According to a report on Scienceline.org, initially Aude Oliva, a researcher with MIT’s computer vision and graphics group, published work on what makes images memorable. She and colleagues found that memorability is an intrinsic property of images, and input more than 2,200 photos and their "memorability scores" into a computer to teach it how to predict the memorability of photos. According to the report, the photos that ranked highest for memorability were not necessarily of individuals who were more beautiful or had bigger smile. Instead, the computer was picking up on a vast array of tiny details that contributed to memorability.

Khosla then posed an idea to Oliva: If a photo is memorable due to differences in a few pixels, could changing those pixels change the memorability? He and colleagues created an algorithm to capture that memorability and impart it to other photographs. They focused on faces because small changes could greatly impact the photo and the recognition of the subject in the photo. As small changes were made to the photo, the algorithm gave the image a new score for memorability. By measuring 10,000 randomly changed versions, the program pinpointed the most memorable face that still looks like the subject.
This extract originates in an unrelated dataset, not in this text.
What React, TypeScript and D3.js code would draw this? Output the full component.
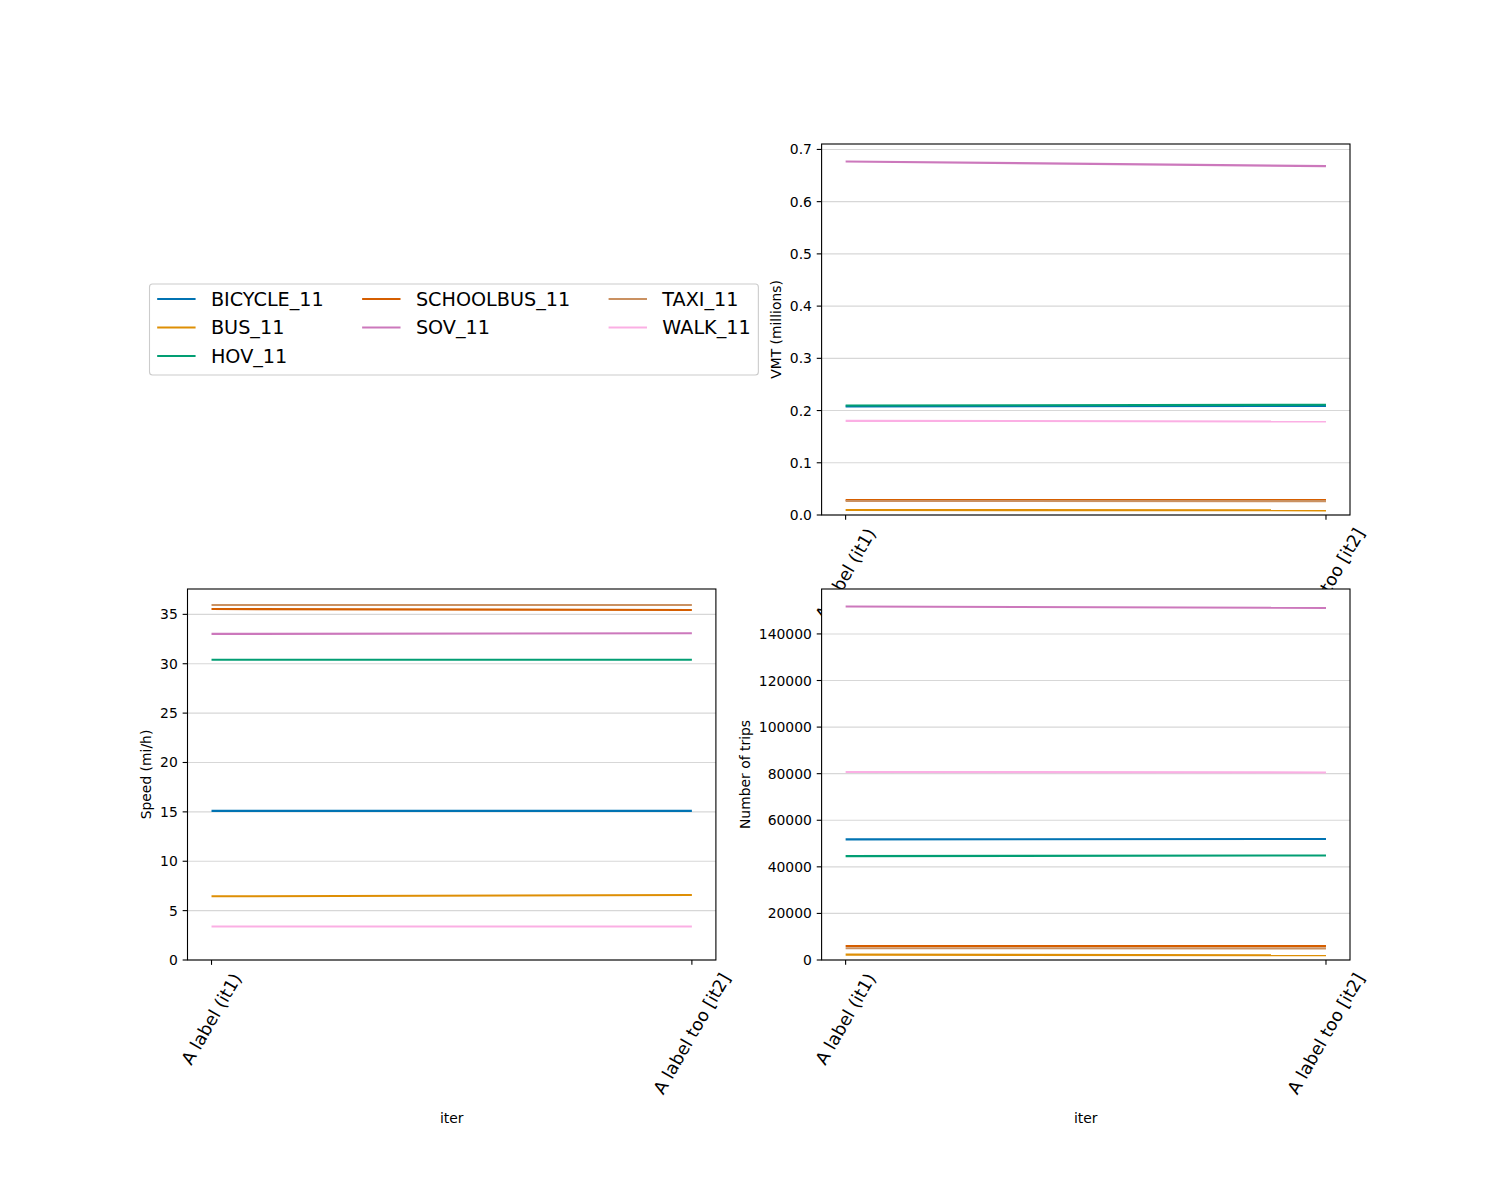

Beyond memorability, the algorithm could be used to tune other features like age, attractiveness and friendliness. As Khosla stated, in the report, “If we could pick or modify images to make them extremely memorable, we’d just have to show them once. ...You don’t really have a choice but to store the information because that’s how we are all programmed." One could further envision changing photos of products or packaging in smart ways to create an instant connection with consumers.